Quelles sont les conséquences et les coûts de cette incertitude permanente pour l'économie ?

Les conséquences d’un shutdown (à défaut d’un vote de loi d’appropriation) ou du non relèvement du plafond de la dette sont très différentes.

Dans le premier cas, nous disposons des estimations des épisodes de 1995 et 1996 qui conduisent à estimer le coût journalier pour les finances du gouvernement fédéral à environ 200 millions de dollars américains.

Dans l’éventualité du non-relèvement du plafond de la dette, les dépenses devraient être entièrement couvertes par les recettes, et ainsi, toute dépense supérieure aux recettes ne pourrait être honorée. Sous l’hypothèse que la charge de la dette et les dépenses obligatoires (pensions publiques, couverture santé des plus âgés…) seraient privilégiées, les dépenses discrétionnaires devraient être réduites de 48%, sachant qu’un peu plus de la moitié de ces dépenses sont destinées à la défense ! D’un exercice budgétaire à l’autre, la baisse de dépenses du gouvernement fédéral représenterait environ 400 milliards de dollars, soit 2,5% du PIB.

Avec un multiplicateur budgétaire à l’unité, la croissance serait alors nulle, voire probablement négative. Mais comme la période récente l’a montré, lorsque la tendance est au désendettement chez l’ensemble des agents économiques, le multiplicateur budgétaire est bien supérieur à 1, et il ne fait aucun doute que si le Congrès ne relevait pas le plafond de la dette, l’économie retomberait instantanément en récession (avec des conséquences négatives sur les recettes fiscales, donc les dépenses de l’Etat…).

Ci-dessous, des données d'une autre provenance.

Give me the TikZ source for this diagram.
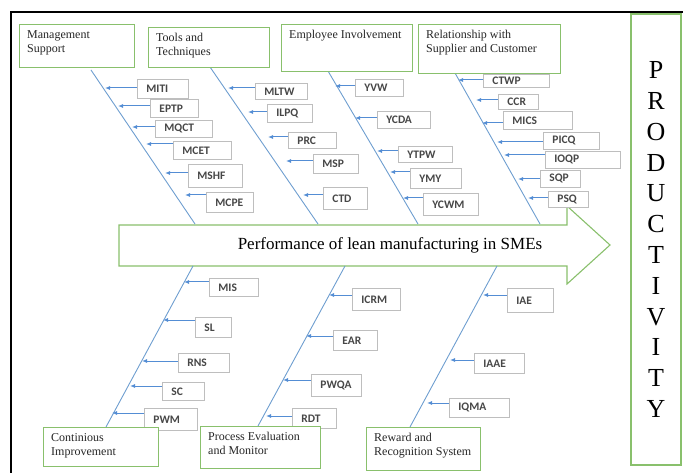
\documentclass[tikz,border=0pt]{standalone}
\usepackage{fontspec}
\setmainfont{Liberation Serif}
\newfontfamily\lblfont{Carlito}
\usetikzlibrary{arrows.meta}
\definecolor{boxgreen}{RGB}{137,192,108}
\definecolor{arrblue}{RGB}{84,141,212}
\definecolor{spineblue}{RGB}{110,158,208}
\definecolor{lblgray}{RGB}{190,190,190}
\tikzset{
 hbox/.style={draw=boxgreen, line width=1.1pt, fill=white, inner sep=0pt, anchor=north west},
 htext/.style={inner sep=0pt, anchor=north west, align=left, font=\fontsize{12}{14}\selectfont, text=black!85},
 cbox/.style={draw=lblgray, line width=0.8pt, fill=white, inner sep=0pt, anchor=north west, font=\lblfont\bfseries\fontsize{11.5}{12}\selectfont, text=black!72},
 carrow/.style={draw=arrblue, line width=1pt, -{Latex[length=5pt,width=4pt]}},
 spine/.style={draw=spineblue, line width=0.9pt},
}
\newcommand\headbox[6]{%
 \node[hbox, minimum width={#4pt-#2pt}, minimum height={#5pt-#3pt}] (#1) at (#2,#3) {};
 \node[htext] (#1text) at ([shift={(8,6)}]#1.north west) {#6};
}
\newcommand\cause[8]{%
 \node[cbox, minimum width={#4pt-#2pt}, minimum height={#5pt-#3pt}] (#1) at (#2,#3) {\makebox[\dimexpr#4pt-#2pt\relax][l]{\hspace{9pt}#6}};
 \coordinate (#1tip) at (#7,#8);
 \draw[carrow] (#1.west |- #1tip) -- (#1tip);
}
\begin{document}
\begin{tikzpicture}[x=1pt,y=-1pt]
\useasboundingbox (0,0) rectangle (683,473);
% frame
\draw[black, line width=2pt] (683,12) -- (11,12) -- (11,473);
% main arrow
\draw[boxgreen, line width=1.1pt, fill=white] (119,225) -- (567,225) -- (567,206) -- (610,245) -- (567,284) -- (567,266) -- (119,266) -- cycle;
\node[inner sep=0pt, font=\fontsize{17}{20}\selectfont] (perf) at (390,245) {Performance of lean manufacturing in SMEs};
% spines
\coordinate (s1a) at (91,70);   \coordinate (s1b) at (195,224);
\coordinate (s2a) at (210,67);  \coordinate (s2b) at (318,224);
\coordinate (s3a) at (328,71);  \coordinate (s3b) at (418,224);
\coordinate (s4a) at (455,73);  \coordinate (s4b) at (540,224);
\coordinate (s5a) at (193,266); \coordinate (s5b) at (106,427);
\coordinate (s6a) at (345,266); \coordinate (s6b) at (258,426);
\coordinate (s7a) at (497,266); \coordinate (s7b) at (410,427);
\foreach \i in {1,...,7} {\draw[spine] (s\i a) -- (s\i b);}
% causes: management
\cause{miti}{137}{79}{188}{98}{MITI}{105}{88}
\cause{eptp}{150}{99}{198}{117}{EPTP}{118}{106}
\cause{mqct}{155}{120}{212}{137}{MQCT}{132}{127}
\cause{mcet}{173}{141}{231}{159}{MCET}{146}{144}
\cause{mshf}{188}{164}{242}{187}{MSHF}{165}{173}
\cause{mcpe}{206}{192}{253}{212}{MCPE}{185}{195}
% tools
\cause{mltw}{255}{83}{307}{99}{MLTW}{228}{88}
\cause{ilpq}{267}{104}{312}{122}{ILPQ}{248}{112}
\cause{prc}{288}{132}{336}{148}{PRC}{268}{137}
\cause{msp}{313}{154}{358}{173}{MSP}{286}{161}
\cause{ctd}{323}{187}{367}{209}{CTD}{303}{195}
% employee
\cause{yvw}{355}{79}{403}{96}{YVW}{335}{86}
\cause{ycda}{377}{111}{430}{128}{YCDA}{355}{118}
\cause{ytpw}{398}{146}{452}{162}{YTPW}{377}{151}
\cause{ymy}{410}{168}{461}{188}{YMY}{390}{172}
\cause{ycwm}{423}{193}{478}{215}{YCWM}{403}{198}
% relationship
\cause{ctwp}{483}{74}{549}{87}{CTWP}{458}{80}
\cause{ccr}{498}{94}{538}{109}{CCR}{476}{100}
\cause{mics}{503}{111}{572}{129}{MICS}{482}{123}
\cause{picq}{543}{132}{599}{149}{PICQ}{497}{142}
\cause{ioqp}{545}{151}{620}{168}{IOQP}{504}{155}
\cause{sqp}{540}{170}{580}{187}{SQP}{518}{179}
\cause{psq}{548}{191}{588}{207}{PSQ}{528}{198}
% continious
\cause{mis}{209}{278}{258}{296}{MIS}{184}{282}
\cause{sl}{195}{317}{231}{337}{SL}{163}{320}
\cause{rns}{178}{353}{229}{372}{RNS}{142}{361}
\cause{sc}{162}{382}{204}{400}{SC}{130}{386}
\cause{pwm}{144}{408}{197}{430}{PWM}{112}{413}
% process
\cause{icrm}{352}{288}{400}{310}{ICRM}{329}{295}
\cause{ear}{333}{330}{377}{350}{EAR}{306}{336}
\cause{pwqa}{311}{374}{361}{396}{PWQA}{283}{380}
\cause{rdt}{292}{408}{336}{428}{RDT}{266}{416}
% reward
\cause{iae}{507}{288}{553}{312}{IAE}{483}{295}
\cause{iaae}{474}{353}{524}{373}{IAAE}{450}{360}
\cause{iqma}{449}{398}{509}{417}{IQMA}{427}{403}
% heading boxes
\headbox{mgmt}{19}{24}{134}{67}{Management\\Support}
\headbox{tools}{148}{27}{269}{67}{Tools and\\Techniques}
\headbox{empl}{281}{24}{412}{71}{Employee Involvement}
\headbox{rel}{418}{24}{560}{73}{Relationship with\\Supplier and Customer}
\headbox{cont}{43}{427}{158}{466}{Continious\\Improvement}
\headbox{proc}{200}{426}{320}{468}{Process Evaluation\\and Monitor}
\headbox{rew}{366}{427}{480}{470}{Reward and\\Recognition System}
% productivity
\node[draw=boxgreen, line width=1.1pt, minimum width=50pt, minimum height=451pt, inner sep=0pt, align=center, font=\fontsize{26}{30.8}\selectfont] (prod) at (656,239.5) {P\\R\\O\\D\\U\\C\\T\\I\\V\\I\\T\\Y};
\end{tikzpicture}
\end{document}
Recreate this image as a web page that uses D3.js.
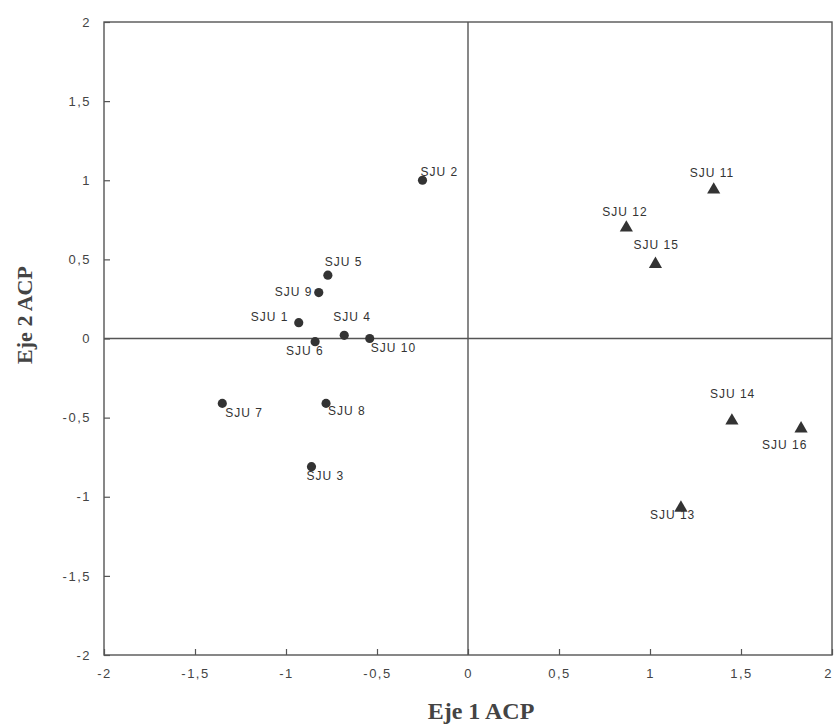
<!DOCTYPE html>
<html>
<head>
<meta charset="utf-8">
<script src="https://cdn.jsdelivr.net/npm/d3@7"></script>
<style>
  html, body { margin: 0; padding: 0; background: #fff; }
  svg { display: block; }
</style>
</head>
<body>
<svg id="chart" width="835" height="725"></svg>
<script>
// Site scores on the first two PCA axes
const sites = ["SJU 1","SJU 2","SJU 3","SJU 4","SJU 5","SJU 6","SJU 7","SJU 8","SJU 9","SJU 10",
               "SJU 11","SJU 12","SJU 13","SJU 14","SJU 15","SJU 16"];
const eje1 = [-0.93,-0.25,-0.86,-0.68,-0.77,-0.84,-1.35,-0.78,-0.82,-0.54,
               1.35, 0.87, 1.17, 1.45, 1.03, 1.83];
const eje2 = [ 0.10, 1.00,-0.81, 0.02, 0.40,-0.02,-0.41,-0.41, 0.29, 0.00,
               0.94, 0.70,-1.07,-0.52, 0.47,-0.57];
// group: 0 = circle, 1 = triangle
const grupo = [0,0,0,0,0,0,0,0,0,0,1,1,1,1,1,1];

const xTicks = [-2,-1.5,-1,-0.5,0,0.5,1,1.5,2];
const yTicks = [-2,-1.5,-1,-0.5,0,0.5,1,1.5,2];

// label placement (text start / baseline relative to the marker)
const labelShift = [[-48,-2],[-2,-4],[-5,13],[-11,-14],[-3,-9],[-29,13],[3,14],[2,12],[-44,3],[1,13],
                    [-24,-13],[-24,-12],[-31,11],[-22,-23],[-22,-15],[-39,20]];

const svg = d3.select("#chart");
const L = 104, R = 832, T = 22, B = 655;
const x = d3.scaleLinear().domain([-2, 2]).range([L, R]);
const y = d3.scaleLinear().domain([-2, 2]).range([B, T]);
const ink = "#555";
const fmt = d => String(d).replace(".", ",");

// frame
svg.append("rect").attr("x", L).attr("y", T).attr("width", R - L).attr("height", B - T)
  .attr("fill", "none").attr("stroke", ink).attr("stroke-width", 1.4);

// zero lines
svg.append("line").attr("x1", x(0)).attr("x2", x(0)).attr("y1", T).attr("y2", B)
  .attr("stroke", ink).attr("stroke-width", 1.4);
svg.append("line").attr("x1", L).attr("x2", R).attr("y1", y(0)).attr("y2", y(0))
  .attr("stroke", ink).attr("stroke-width", 1.4);

// axes with inward ticks
const xAxis = d3.axisBottom(x).tickValues(xTicks).tickSizeInner(-6).tickSizeOuter(0)
  .tickPadding(14).tickFormat(fmt);
const gx = svg.append("g").attr("transform", `translate(0,${B})`).call(xAxis);
const yAxis = d3.axisLeft(y).tickValues(yTicks).tickSizeInner(-6).tickSizeOuter(0)
  .tickPadding(13).tickFormat(fmt);
const gy = svg.append("g").attr("transform", `translate(${L},0)`).call(yAxis);
[gx, gy].forEach(g => {
  g.select(".domain").remove();
  g.selectAll(".tick line").attr("stroke", ink).attr("stroke-width", 1.2);
  g.selectAll(".tick text").attr("fill", "#444")
    .style("font-family", "Liberation Sans, Arial, sans-serif").style("font-size", "13px")
    .style("letter-spacing", "1.5px");
});
// keep the last x label inside the page edge
gx.selectAll(".tick text").filter(d => d === 2).attr("dx", "-4px");

// axis titles
svg.append("text").attr("x", 481).attr("y", 719).attr("text-anchor", "middle")
  .style("font-family", "Liberation Serif, 'Times New Roman', serif").style("font-weight", "bold")
  .style("font-size", "24px").attr("fill", "#444").text("Eje 1 ACP");
svg.append("text").attr("transform", "translate(32,315) rotate(-90)").attr("text-anchor", "middle")
  .style("font-family", "Liberation Serif, 'Times New Roman', serif").style("font-weight", "bold")
  .style("font-size", "22px").attr("fill", "#444").text("Eje 2 ACP");

// markers
const idx = d3.range(sites.length);
const tri = d3.symbol().type(d3.symbolTriangle).size(75);
const dot = d3.symbol().type(d3.symbolCircle).size(66);
svg.append("g").selectAll("path").data(idx).join("path")
  .attr("transform", i => `translate(${x(eje1[i])},${y(eje2[i])})`)
  .attr("d", i => grupo[i] ? tri() : dot())
  .attr("fill", "#333");

// site labels
svg.append("g").selectAll("text").data(idx).join("text")
  .attr("x", i => x(eje1[i]) + labelShift[i][0])
  .attr("y", i => y(eje2[i]) + labelShift[i][1])
  .style("font-family", "Liberation Sans, Arial, sans-serif").style("font-size", "12px")
  .style("letter-spacing", "1px")
  .attr("fill", "#333").text(i => sites[i]);
</script>
</body>
</html>
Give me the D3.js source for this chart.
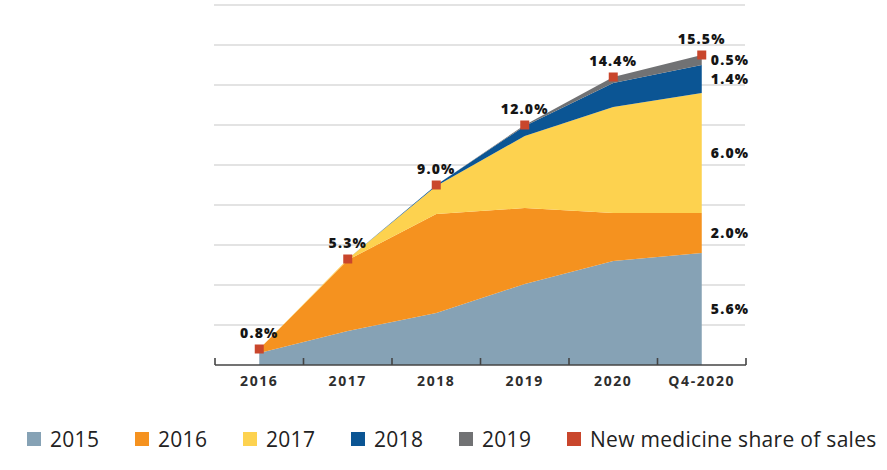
<!DOCTYPE html>
<html>
<head>
<meta charset="utf-8">
<script src="https://cdn.jsdelivr.net/npm/d3@7"></script>
<style>
  html, body { margin: 0; padding: 0; background: #fff; }
  svg { display: block; font-family: "Open Sans", sans-serif; }
</style>
</head>
<body>
<svg id="chart" width="887" height="470"></svg>
<script>
// ---- data ----
const categories = ["2016", "2017", "2018", "2019", "2020", "Q4-2020"];
const seriesNames = ["2015", "2016", "2017", "2018", "2019"];
const s2015 = [0.6, 1.7, 2.6, 4.05, 5.2, 5.6];
const s2016 = [0.2, 3.55, 4.95, 3.8, 2.4, 2.0];
const s2017 = [0, 0.05, 1.4, 3.6, 5.3, 6.0];
const s2018 = [0, 0, 0.05, 0.5, 1.2, 1.4];
const s2019 = [0, 0, 0, 0.05, 0.3, 0.5];
const shareOfSales = [0.8, 5.3, 9.0, 12.0, 14.4, 15.5];
const yTicks = [0, 2, 4, 6, 8, 10, 12, 14, 16, 18];
const legendLabels = ["2015", "2016", "2017", "2018", "2019", "New medicine share of sales"];

// ---- styles ----
const colors = ["#86a2b5", "#f5921f", "#fdd24f", "#0b5594", "#717274"];
const markerColor = "#c9462c";

const svg = d3.select("#chart");

const x = d3.scaleBand().domain(categories).range([215, 746]).padding(0);
const y = d3.scaleLinear().domain([0, 18]).range([365, 5]);
const cx = d => x(d) + x.bandwidth() / 2;

// table for stacking
const seriesArrays = [s2015, s2016, s2017, s2018, s2019];
const table = categories.map((c, i) => {
  const row = { cat: c };
  seriesNames.forEach((n, k) => row[n] = seriesArrays[k][i]);
  return row;
});
const stacked = d3.stack().keys(seriesNames)(table);

// gridlines
svg.append("g").selectAll("line").data(yTicks.filter(t => t > 0)).join("line")
  .attr("x1", 214).attr("x2", 745)
  .attr("y1", d => y(d)).attr("y2", d => y(d))
  .attr("stroke", "#dadada").attr("stroke-width", 1.6);

// areas
const area = d3.area()
  .x(d => cx(d.data.cat))
  .y0(d => y(d[0]))
  .y1(d => y(d[1]));
svg.append("g").selectAll("path").data(stacked).join("path")
  .attr("d", area)
  .attr("fill", (d, i) => colors[i]);

// axis line and ticks at band boundaries
const axisG = svg.append("g");
axisG.append("line")
  .attr("x1", x.range()[0]).attr("x2", x.range()[1])
  .attr("y1", y(0)).attr("y2", y(0))
  .attr("stroke", "#444").attr("stroke-width", 1.6);
const boundaries = categories.map(c => x(c)).concat([x.range()[1]]);
axisG.selectAll("line.tk").data(boundaries).join("line").attr("class", "tk")
  .attr("x1", d => d).attr("x2", d => d)
  .attr("y1", y(0)).attr("y2", y(0) - 7)
  .attr("stroke", "#444").attr("stroke-width", 1.6);

// category labels via axis
const xAxis = d3.axisBottom(x).tickSize(0).tickPadding(0);
const xg = svg.append("g").attr("transform", `translate(0,${y(0)})`).call(xAxis);
xg.select(".domain").remove();
xg.selectAll("text")
  .attr("y", 21).attr("dy", 0)
  .style("font-family", "Open Sans")
  .style("font-size", "14px")
  .style("font-weight", 700)
  .style("letter-spacing", "1.6px")
  .attr("fill", "#2e2e2e");

// markers
const ms = 9;
svg.append("g").selectAll("rect").data(shareOfSales).join("rect")
  .attr("x", (d, i) => cx(categories[i]) - ms / 2)
  .attr("y", d => y(d) - ms / 2)
  .attr("width", ms).attr("height", ms)
  .attr("fill", markerColor);

const fmt = d3.format(".1f");
// total labels
svg.append("g").selectAll("text").data(shareOfSales).join("text")
  .attr("x", (d, i) => cx(categories[i]))
  .attr("y", d => y(d) - 11)
  .attr("text-anchor", "middle")
  .style("font-size", "14px").style("font-weight", 800)
  .style("letter-spacing", "1.2px")
  .attr("fill", "#151515")
  .text(d => fmt(d) + "%");

// right-side segment labels for last category
const lastIdx = categories.length - 1;
const lastX = cx(categories[lastIdx]);
svg.append("g").selectAll("text").data(stacked).join("text")
  .attr("x", lastX + 9)
  .attr("y", d => y((d[lastIdx][0] + d[lastIdx][1]) / 2) + 5)
  .attr("text-anchor", "start")
  .style("font-size", "14px").style("font-weight", 800)
  .style("letter-spacing", "1.2px")
  .attr("fill", "#151515")
  .text(d => fmt(d[lastIdx][1] - d[lastIdx][0]) + "%");

// legend
const legendColors = colors.concat([markerColor]);
const lg = svg.append("g");
legendLabels.forEach((lab, i) => {
  const lx = 27 + i * 108;
  lg.append("rect").attr("x", lx).attr("y", 432).attr("width", 14).attr("height", 14)
    .attr("fill", legendColors[i]);
  lg.append("text").attr("x", lx + 23).attr("y", 446.5)
    .style("font-size", "21px").style("font-weight", 400)
    .style("letter-spacing", "0.3px")
    .attr("fill", "#222")
    .text(lab);
});
</script>
</body>
</html>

Il s’agit d’apporter des nuances. Si le Congrès pourrait bien manquer la date du 17 octobre, date à laquelle le Trésor déclare qu’il arrivera à court de liquidités, un vote interviendrait peu après. La période de blocage pourrait donc être assez courte, ce qui éviterait de replonger l’économie américaine dans la récession. Par ailleurs, si le plafond de la dette ne pouvait être relevé, le Trésor ne ferait pas défaut : pour couvrir les tombées de dette, il suffirait que les investisseurs acceptent de renouveler leurs positions, et la Fed aurait toujours par ailleurs la possibilité d’intervenir.